Hi everybody! Happy to participate in this so interesting panel and for the chance of sharing.

What we have seen is that small businesses are key components of the value chain of many large companies. It’s not just that they are one of the most important distribution channels in term of sales and volume; but also that they have major impact in brand loyalty, access to new markets, and market intelligence.

Small retailers give large companies great geographical coverage and, most importantly, local presence. This local presence gets transformed first brand recognition and, eventually, into brand loyalty. And brand loyalty means sales.

Small retailers are of such great interest to developmental institutions because they are mostly located in poor residential neighborhoods where the neediest tend to live.
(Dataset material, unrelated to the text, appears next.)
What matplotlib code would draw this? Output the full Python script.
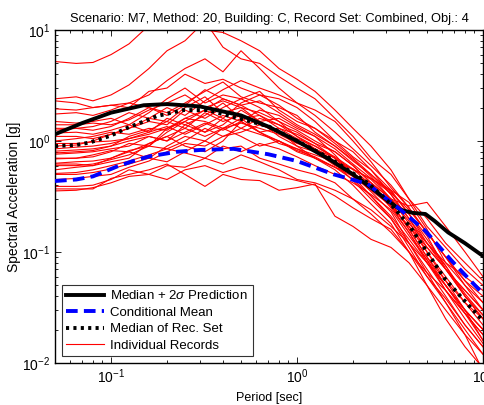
import numpy as np
import matplotlib
matplotlib.use('Agg')
import matplotlib.pyplot as plt
from matplotlib.ticker import LogLocator, LogFormatterSciNotation, NullFormatter

plt.rcParams['font.family'] = ['Liberation Sans', 'DejaVu Sans']
plt.rcParams['mathtext.fontset'] = 'custom'
plt.rcParams['mathtext.rm'] = 'Liberation Sans'
plt.rcParams['mathtext.it'] = 'Liberation Sans:italic'

title = 'Scenario: M7, Method: 20, Building: C, Record Set: Combined, Obj.: 4'

# median + 2 sigma prediction
pred_T = [0.05, 0.07, 0.1, 0.15, 0.2, 0.3, 0.5, 0.7, 1.0, 1.5, 2.0, 2.5,
          3.0, 3.6, 4.2, 4.9, 5.5, 6.5, 8.0, 10.0]
pred_sa = [1.15, 1.45, 1.8, 2.1, 2.15, 2.05, 1.7, 1.35, 1.0, 0.68, 0.5, 0.38,
           0.3, 0.24, 0.225, 0.22, 0.19, 0.15, 0.12, 0.092]

# conditional mean
cm_T = [0.05, 0.065, 0.08, 0.108, 0.135, 0.163, 0.227, 0.3, 0.456, 0.7, 1.0,
        1.58, 2.4, 3.5, 4.9, 6.8, 10.0]
cm_sa = [0.436, 0.45, 0.48, 0.59, 0.67, 0.73, 0.8, 0.83, 0.85, 0.76, 0.66,
         0.5, 0.41, 0.25, 0.155, 0.083, 0.042]

# median of record set
med_T = [0.05, 0.065, 0.077, 0.1, 0.122, 0.15, 0.177, 0.245, 0.33, 0.48, 0.7,
         1.0, 1.5, 2.4, 3.2, 4.1, 5.0, 6.2, 8.0, 10.0]
med_sa = [0.90, 0.92, 0.97, 1.12, 1.31, 1.5, 1.68, 1.9, 1.9, 1.61, 1.36,
          1.0, 0.7, 0.42, 0.27, 0.165, 0.1, 0.058, 0.036, 0.024]

# individual records
rec_T = [0.05, 0.065, 0.08, 0.1, 0.125, 0.16, 0.2, 0.25, 0.32, 0.4, 0.5, 0.63,
         0.8, 1.0, 1.25, 1.6, 2.0, 2.5, 3.2, 4.0, 5.0, 6.3, 8.0, 10.0]
rec01 = [5.2, 5.0, 5.1, 6.0, 7.5, 11, 12, 11, 10, 9.5, 8, 6.5, 4.5, 3.6, 2.8, 1.9, 1.3, 0.9, 0.55, 0.3, 0.17, 0.11, 0.07, 0.05]
rec02 = [2.4, 2.5, 2.3, 2.6, 3.2, 4.5, 6.5, 8, 12, 7, 5.5, 5, 3.8, 3.0, 2.4, 1.6, 1.1, 0.7, 0.5, 0.3, 0.2, 0.12, 0.08, 0.055]
rec03 = [2.3, 2.2, 2.0, 2.1, 2.2, 2.6, 3.5, 4.5, 5.5, 4.2, 6.5, 4.5, 3.0, 2.2, 1.9, 1.5, 1.0, 0.65, 0.38, 0.25, 0.15, 0.09, 0.055, 0.04]
rec04 = [1.95, 1.9, 2.0, 2.1, 2.0, 2.8, 3.0, 4.0, 3.3, 3.6, 3.0, 2.6, 2.4, 2.0, 1.5, 1.0, 0.72, 0.55, 0.33, 0.2, 0.11, 0.07, 0.045, 0.03]
rec05 = [1.75, 1.8, 1.7, 1.9, 2.2, 2.0, 1.8, 2.2, 2.8, 3.4, 2.5, 2.2, 2.0, 1.7, 1.2, 0.9, 0.68, 0.48, 0.3, 0.18, 0.12, 0.075, 0.04, 0.027]
rec06 = [1.5, 1.45, 1.5, 1.6, 1.4, 1.8, 2.4, 3.0, 2.2, 2.6, 2.4, 2.8, 1.9, 1.5, 1.3, 1.0, 0.8, 0.55, 0.36, 0.28, 0.16, 0.08, 0.05, 0.035]
rec07 = [1.3, 1.3, 1.35, 1.5, 1.8, 1.6, 1.5, 2.0, 2.5, 1.8, 2.0, 1.5, 1.6, 1.3, 1.1, 0.75, 0.5, 0.38, 0.28, 0.16, 0.09, 0.055, 0.035, 0.022]
rec08 = [1.18, 1.2, 1.15, 1.25, 1.4, 1.2, 1.6, 1.4, 1.7, 2.2, 1.6, 1.7, 1.3, 1.15, 0.95, 0.8, 0.6, 0.42, 0.3, 0.22, 0.14, 0.07, 0.04, 0.025]
rec09 = [0.9, 0.92, 1.0, 1.15, 1.3, 1.5, 1.4, 1.9, 1.6, 2.0, 2.4, 2.0, 1.5, 1.1, 0.9, 0.7, 0.5, 0.35, 0.23, 0.12, 0.07, 0.04, 0.022, 0.014]
rec10 = [0.81, 0.83, 0.85, 0.9, 1.1, 1.25, 1.5, 1.3, 1.8, 1.5, 1.7, 1.4, 1.2, 1.0, 0.85, 0.66, 0.48, 0.32, 0.2, 0.11, 0.06, 0.035, 0.02, 0.012]
rec11 = [0.76, 0.78, 0.8, 0.85, 0.9, 1.1, 1.0, 1.4, 1.2, 1.6, 1.3, 1.6, 1.4, 1.2, 0.95, 0.7, 0.5, 0.4, 0.25, 0.15, 0.08, 0.05, 0.03, 0.02]
rec12 = [0.69, 0.7, 0.72, 0.8, 0.95, 0.9, 1.3, 1.5, 1.2, 1.4, 1.9, 1.5, 1.1, 0.9, 0.8, 0.6, 0.52, 0.38, 0.26, 0.17, 0.1, 0.06, 0.035, 0.025]
rec13 = [0.63, 0.65, 0.66, 0.7, 0.82, 0.9, 0.85, 1.0, 1.3, 1.1, 1.2, 1.4, 1.25, 0.9, 0.7, 0.58, 0.45, 0.32, 0.21, 0.13, 0.08, 0.045, 0.028, 0.018]
rec14 = [0.62, 0.62, 0.6, 0.65, 0.7, 0.95, 1.1, 0.9, 0.8, 1.0, 1.5, 1.2, 0.95, 0.85, 0.75, 0.65, 0.56, 0.45, 0.3, 0.19, 0.1, 0.055, 0.03, 0.016]
rec15 = [0.51, 0.52, 0.55, 0.6, 0.66, 0.75, 0.85, 0.78, 0.7, 0.9, 0.8, 0.95, 0.85, 0.72, 0.6, 0.5, 0.42, 0.33, 0.24, 0.14, 0.085, 0.05, 0.03, 0.02]
rec16 = [0.5, 0.5, 0.52, 0.56, 0.62, 0.7, 0.65, 0.8, 1.0, 0.85, 0.9, 0.7, 0.62, 0.55, 0.5, 0.42, 0.3, 0.22, 0.15, 0.1, 0.065, 0.045, 0.028, 0.018]
rec17 = [0.39, 0.39, 0.4, 0.45, 0.55, 0.5, 0.6, 0.58, 0.7, 0.62, 0.75, 0.65, 0.55, 0.45, 0.42, 0.36, 0.3, 0.24, 0.17, 0.12, 0.08, 0.05, 0.03, 0.02]
rec18 = [0.37, 0.37, 0.37, 0.46, 0.5, 0.55, 0.62, 0.5, 0.39, 0.5, 0.45, 0.44, 0.36, 0.38, 0.41, 0.21, 0.17, 0.13, 0.11, 0.08, 0.05, 0.03, 0.018, 0.012]
rec19 = [0.355, 0.36, 0.38, 0.42, 0.48, 0.5, 0.45, 0.55, 0.6, 0.52, 0.58, 0.52, 0.48, 0.44, 0.4, 0.32, 0.25, 0.2, 0.16, 0.1, 0.06, 0.038, 0.022, 0.014]
rec20 = [0.55, 0.58, 0.6, 0.7, 0.8, 0.7, 0.9, 1.1, 1.0, 1.3, 1.1, 0.9, 1.0, 0.85, 0.7, 0.58, 0.5, 0.42, 0.3, 0.26, 0.28, 0.17, 0.1, 0.06]
rec21 = [1.0, 1.05, 1.1, 1.2, 1.15, 1.3, 1.25, 1.6, 1.5, 1.3, 1.45, 1.3, 1.15, 0.95, 0.85, 0.7, 0.55, 0.46, 0.36, 0.22, 0.12, 0.08, 0.06, 0.045]
rec22 = [0.85, 0.88, 0.9, 0.95, 1.05, 1.2, 1.35, 1.15, 1.4, 1.7, 1.5, 1.2, 1.0, 0.8, 0.7, 0.55, 0.4, 0.27, 0.18, 0.1, 0.05, 0.025, 0.014, 0.009]
rec23 = [1.4, 1.4, 1.45, 1.4, 1.55, 1.9, 2.2, 2.6, 2.0, 2.3, 2.0, 1.8, 1.5, 1.25, 1.0, 0.8, 0.6, 0.42, 0.26, 0.15, 0.085, 0.045, 0.025, 0.015]
rec24 = [0.95, 0.95, 0.98, 1.0, 1.05, 1.15, 1.3, 1.6, 1.9, 2.4, 2.1, 1.7, 1.4, 1.1, 0.85, 0.62, 0.44, 0.3, 0.2, 0.12, 0.065, 0.035, 0.018, 0.0085]
rec25 = [0.7, 0.7, 0.75, 0.82, 0.8, 0.95, 1.1, 1.3, 1.1, 1.3, 1.6, 1.2, 1.3, 1.05, 0.9, 0.72, 0.56, 0.4, 0.28, 0.16, 0.09, 0.05, 0.028, 0.016]
rec26 = [0.45, 0.46, 0.48, 0.5, 0.58, 0.66, 0.8, 0.95, 0.9, 1.1, 1.3, 1.15, 1.0, 0.82, 0.72, 0.58, 0.48, 0.36, 0.26, 0.17, 0.11, 0.07, 0.045, 0.03]
rec27 = [1.1, 1.1, 1.05, 1.15, 1.3, 1.6, 2.0, 1.7, 2.3, 2.9, 3.5, 3.0, 2.6, 2.2, 1.7, 1.2, 0.85, 0.6, 0.4, 0.25, 0.15, 0.09, 0.05, 0.03]
rec28 = [0.6, 0.6, 0.62, 0.68, 0.75, 0.9, 1.2, 1.5, 1.9, 1.6, 2.2, 2.6, 2.1, 1.6, 1.3, 0.95, 0.7, 0.5, 0.33, 0.2, 0.12, 0.07, 0.04, 0.025]
rec29 = [0.78, 0.8, 0.82, 0.9, 1.0, 1.1, 1.0, 1.2, 1.45, 1.25, 1.5, 1.9, 1.7, 1.35, 1.1, 0.85, 0.62, 0.46, 0.34, 0.24, 0.15, 0.09, 0.055, 0.035]
rec30 = [1.25, 1.3, 1.25, 1.35, 1.6, 2.0, 1.7, 2.1, 2.9, 2.4, 2.1, 2.3, 1.8, 1.4, 1.15, 0.9, 0.66, 0.5, 0.35, 0.22, 0.13, 0.075, 0.042, 0.027]
records = [rec01, rec02, rec03, rec04, rec05, rec06, rec07, rec08, rec09,
           rec10, rec11, rec12, rec13, rec14, rec15, rec16, rec17, rec18,
           rec19, rec20, rec21, rec22, rec23, rec24, rec25, rec26, rec27,
           rec28, rec29, rec30]

fig = plt.figure(figsize=(4.85, 4.05), dpi=100)
ax = fig.add_axes([55 / 485, 42 / 405, 428 / 485, 333 / 405])

for i, rec in enumerate(records):
    ax.plot(rec_T, rec, color='red', lw=0.8,
            label='Individual Records' if i == 0 else None, zorder=2)
ax.plot(pred_T, pred_sa, color='black', lw=2.8,
        label=r'Median + 2$\sigma$ Prediction', zorder=4)
ax.plot(cm_T, cm_sa, color='blue', lw=2.8, ls=(0, (3, 1.6)),
        label='Conditional Mean', zorder=4)
ax.plot(med_T, med_sa, color='black', lw=2.8, ls=(0, (0.8, 1.1)),
        label='Median of Rec. Set', zorder=5)

ax.set_xscale('log')
ax.set_yscale('log')
ax.set_xlim(0.05, 10)
ax.set_ylim(0.01, 10)
ax.xaxis.set_major_locator(LogLocator(base=10))
ax.yaxis.set_major_locator(LogLocator(base=10))
ax.xaxis.set_major_formatter(LogFormatterSciNotation())
ax.yaxis.set_major_formatter(LogFormatterSciNotation())
ax.xaxis.set_minor_locator(LogLocator(base=10, subs=np.arange(2, 10)))
ax.yaxis.set_minor_locator(LogLocator(base=10, subs=np.arange(2, 10)))
ax.xaxis.set_minor_formatter(NullFormatter())
ax.yaxis.set_minor_formatter(NullFormatter())
ax.tick_params(which='both', direction='in', top=True, right=True,
               labelsize=10, width=0.6)
ax.tick_params(which='major', length=4)
ax.tick_params(which='minor', length=2)
for sp in ax.spines.values():
    sp.set_linewidth(1.0)

ax.set_xlabel('Period [sec]', fontsize=9)
ax.set_ylabel('Spectral Acceleration [g]', fontsize=10, labelpad=1)
ax.set_title(title, fontsize=9.3, pad=6)

handles, labels = ax.get_legend_handles_labels()
order = [1, 2, 3, 0]
leg = ax.legend([handles[i] for i in order], [labels[i] for i in order],
                loc='lower left', fontsize=9.5, frameon=True, fancybox=False,
                handlelength=2.9, borderpad=0.35, labelspacing=0.32,
                handletextpad=0.45, borderaxespad=0.5)
leg.get_frame().set_edgecolor('black')
leg.get_frame().set_linewidth(0.8)

fig.savefig('out.png', dpi=100)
Improving these small stores means impacting in their surrounding communities and is one way to contribute to their development (which obviously requires a much more comprehensive support). In turn, this growth will involve an increase in acquisition power and, as such, a larger market to carter for large companies.

Last but not least, the proximity of small retailers to their clients favors quick feedback on new products, marketing campaigns, etc. allowing for adjustments and experimentation.

In other words: small business matter, and matter a lot!

I am ready!

We encourage questions and comments by our participants around the world as well.

I also think within these comments its important to tease out two elements of this from the business perspective - is it a risk-oriented situation or an opportunity for new growth? Oftentimes on the supply input side, businesses are trying to address supply chain oriented risks and so the case is made around the seriousness of those risks and how it impacts their ability to do business. On the retailer side, I think it's often about a new growth opportunity - how can partnering with and influencing the excellence of retailers help drive additional growth opportunities. Both the upstream and downstream side may have brand benefits as well especially among the direct partners of the investing company.

Jane Nelson said:

Let's get started with our first question. What is the business case for companies to help strengthen the small businesses in their value chains?

In relation to small shopkeepers and 4e, for many companies small shops are a distribution channel that in some cases represents 50% of total sales. Strengthening shopkeepers is strengthening an important distribution channel. The interesting aspect for an organization like the Multilateral Investment Fund (MIF or Fondo Multilateral de Inversiones FOMIN in Spanish) is the concept of using this potential to reach every corner of any low-income community to deliver goods and services that can help improving the standard of living of the population and the socio-economic development these communities.

Savvy large businesses know that investing in their supply chains can build the productivity and reliability of their suppliers. Without these critical investments the large businesses become uncompetitive.

  • Through ‘4e, Camino al Progreso’ SABMiller contributes to the progress of communities by investing in their social and human capital and driving the creation of new paths to action that increase their capacity to prosper.